In these one-shot experiments the manipulation is between subjects and there essentially is only one prime-target pair. People see one video. Then they either describe the bank robber or they name capitals of U.S. states and then both groups perform the same line-up test. 

It is instructive to contrast this type of design with that of a typical cognitive psychology experiment. Let’s take a Stroop experiment. In a one-shot variant of this type of study one group of subjects sees the word red in green (experimental condition) and the other group sees the word red in red (control condition). We compute the mean naming time (across subjects) for each condition, compare them and voilĂ : Bob's our uncle.

However, people would justifiably complain about this experiment. Is red really a representative color word? How about blue, yellow, green, purple, orange, magenta, turquoise, and so on? And how do we know our one group of subjects is comparable to the other?

This is why many cognitive experiments have a within-subjects repeated-measures design. In such a design each subject would see not only red but also red, as well as green and green, and so on, with order of presentation counterbalanced across subjects. This design allows us to assess for each word whether and how much it is read faster in the congruent than in the incongruent condition.

The benefit of this design is that we will be able to assess whether our finding generalizes across items. In the typical experiment not all items will show the effect, just like not all subjects will show the effect. But thanks to early work by Herb Clark and recent work by others, we have methods at our disposal to assess the generalizability of our findings across items.

It is logically impossible to analyze the generalizability across items for one-shot studies. And I guess that this is what makes me uncomfortable about them and what has prompted the proposal I made in my previous post. According to this proposal, in the verbal-overshadowing study a direct replication of the original study would be one item pair, for example red-red. Another study would include a video and line-up that meet pre-specified constraints; this would constitute the second item pair (green-green) and so on. The next step would involve taking a meta-perspective. A composite effect size of all the experiments (or something like it) would be the decisive test of the effect.

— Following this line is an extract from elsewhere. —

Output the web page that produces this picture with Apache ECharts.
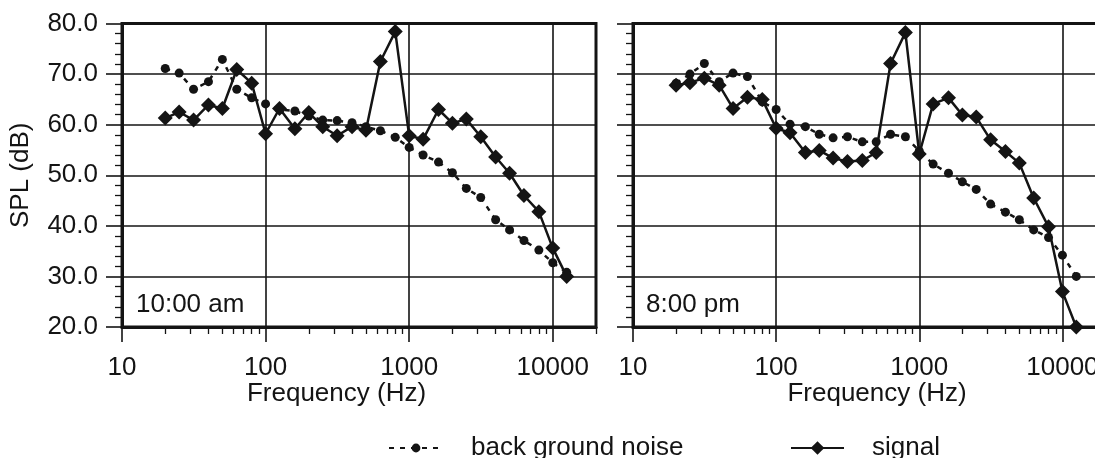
<!DOCTYPE html>
<html><head><meta charset="utf-8">
<script src="https://cdn.jsdelivr.net/npm/echarts@6/dist/echarts.min.js"></script>
<style>html,body{margin:0;padding:0;background:#fff}#c{width:1095px;height:458px}</style>
</head><body><div id="c"></div>
<script>
const freqs = [20,25,31.5,40,50,63,80,100,125,160,200,250,315,400,500,630,800,1000,1250,1600,2000,2500,3150,4000,5000,6300,8000,10000,12500];
const noiseAM  = [71.1,70.2,67.0,68.5,72.9,67.0,65.3,64.1,63.0,62.7,61.7,60.9,60.8,60.4,59.6,58.8,57.5,55.5,54.0,52.6,50.5,47.4,45.6,41.2,39.2,37.1,35.2,32.7,30.8];
const signalAM = [61.3,62.5,60.9,63.9,63.2,70.9,68.2,58.2,63.2,59.2,62.4,59.6,57.8,59.6,58.9,72.5,78.4,57.8,57.1,63.0,60.3,61.1,57.6,53.6,50.4,46.0,42.8,35.6,30.0];
const noisePM  = [68.2,70.0,72.1,68.5,70.2,69.5,64.5,63.0,60.1,59.6,58.1,57.4,57.6,56.6,56.6,58.1,57.6,54.8,52.2,50.4,48.7,47.2,44.3,42.7,41.2,39.2,37.7,34.2,30.0];
const signalPM = [67.8,68.3,69.2,67.8,63.2,65.4,65.0,59.3,58.4,54.5,54.9,53.4,52.7,52.9,54.5,72.1,78.2,54.2,64.1,65.3,61.9,61.5,57.0,54.7,52.4,45.5,39.8,27.0,20.0];
const majorX = [10,100,1000,10000];
const minorX = [20,30,40,50,60,70,80,90,200,300,400,500,600,700,800,900,2000,3000,4000,5000,6000,7000,8000,9000,20000];
const panelLabels = ['10:00 am','8:00 pm'];
const seriesNames = ['back ground noise','signal'];

const FONT = 'Liberation Sans, Arial, sans-serif';
const FS = 26;
const INK = '#141414';
const pair = arr => freqs.map((f,i)=>[f,arr[i]]);

const grids = [
  {left:122, top:23.5, width:474, height:303.5, outerBoundsMode:'none', containLabel:false, show:true, borderColor:INK, borderWidth:3, backgroundColor:'#fff'},
  {left:633, top:23.5, width:472.5, height:303.5, outerBoundsMode:'none', containLabel:false, show:true, borderColor:INK, borderWidth:3, backgroundColor:'#fff'}
];
const xAxes = [];
const yAxes = [];
[0,1].forEach(g=>{
  xAxes.push({type:'log', logBase:10, gridIndex:g, position:'bottom', min:10, max:20000,
    axisLine:{show:true, lineStyle:{color:INK,width:3}},
    axisTick:{show:true, customValues:majorX, length:15, inside:false, lineStyle:{color:INK,width:1.6}},
    axisLabel:{show:true, customValues:majorX, margin:28, color:INK, fontFamily:FONT, fontSize:FS, formatter:v=>String(Math.round(v))},
    splitLine:{show:true, lineStyle:{color:INK,width:1.6}}});
  xAxes.push({type:'log', logBase:10, gridIndex:g, position:'bottom', min:10, max:20000,
    axisLine:{show:false},
    axisTick:{show:true, customValues:minorX, length:7, inside:false, lineStyle:{color:INK,width:1.3}},
    axisLabel:{show:false}, splitLine:{show:false}});
  yAxes.push({type:'value', gridIndex:g, min:20, max:80, interval:10,
    name: g===0 ? 'SPL (dB)' : '', nameLocation:'middle', nameGap:88, nameRotate:90,
    nameTextStyle:{color:INK, fontFamily:FONT, fontSize:FS},
    axisLine:{show:true, lineStyle:{color:INK,width:3}},
    axisTick:{show:true, length:16, inside:false, lineStyle:{color:INK,width:1.6}},
    minorTick:{show:true, splitNumber:5, length:7, lineStyle:{color:INK,width:1.3}},
    axisLabel:{show:g===0, margin:24, color:INK, fontFamily:FONT, fontSize:FS, formatter:v=>v.toFixed(1)},
    splitLine:{show:true, lineStyle:{color:INK,width:1.6}}});
});

function noiseSeries(data, g){
  return {name:seriesNames[0], type:'line', xAxisIndex:g*2, yAxisIndex:g, data:pair(data),
    symbol:'circle', symbolSize:9, itemStyle:{color:INK}, lineStyle:{color:INK, width:2.5, type:[5,6]}, z:3, animation:false};
}
function signalSeries(data, g){
  return {name:seriesNames[1], type:'line', xAxisIndex:g*2, yAxisIndex:g, data:pair(data),
    symbol:'diamond', symbolSize:15, itemStyle:{color:INK}, lineStyle:{color:INK, width:2.5}, z:4, animation:false};
}

const legendText = {color:INK, fontFamily:FONT, fontSize:FS, padding:[0,0,0,23]};
const option = {
  backgroundColor:'#fff',
  animation:false,
  grid: grids,
  xAxis: xAxes,
  yAxis: yAxes,
  legend:[
    {data:[seriesNames[0]], left:383, top:430, itemWidth:54, itemHeight:11, textStyle:legendText},
    {data:[seriesNames[1]], left:785, top:430, itemWidth:53, itemHeight:17, textStyle:legendText}
  ],
  graphic:[
    {type:'text', left:136, top:292, style:{text:panelLabels[0], fill:INK, font:FS+'px '+FONT}},
    {type:'text', left:646, top:292, style:{text:panelLabels[1], fill:INK, font:FS+'px '+FONT}},
    {type:'text', x:336.5, y:394, style:{text:'Frequency (Hz)', fill:INK, font:FS+'px '+FONT, align:'center', verticalAlign:'middle'}},
    {type:'text', x:877, y:394, style:{text:'Frequency (Hz)', fill:INK, font:FS+'px '+FONT, align:'center', verticalAlign:'middle'}}
  ],
  series:[noiseSeries(noiseAM,0), signalSeries(signalAM,0), noiseSeries(noisePM,1), signalSeries(signalPM,1)]
};
const chart = echarts.init(document.getElementById('c'), null, {renderer:'canvas'});
chart.setOption(option);
</script></body></html>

This is the analogy I am thinking of. Dan’s post made me realize that in a way you could call green-green a conceptual replication of red-red. However, I prefer to think of it as assessing the validity of a finding across a set of items that are pulled from a pool of possible items. Such a concerted replication effort plus meta-analytic approach would have higher validity than a set of direct replications and the loss in reliability would be relatively small.

To be sure, I am not advocating following this approach instead of performing direct replications. Rather, I propose that we do this in addition to direct replications, possibly as a next step for findings that have proven directly replicable. Obviously, this approach is especially relevant with regard to one-shot studies but it might be applied more broadly.

Reliability is important but so is validity. We ultimately want to know what the strength of our theories is.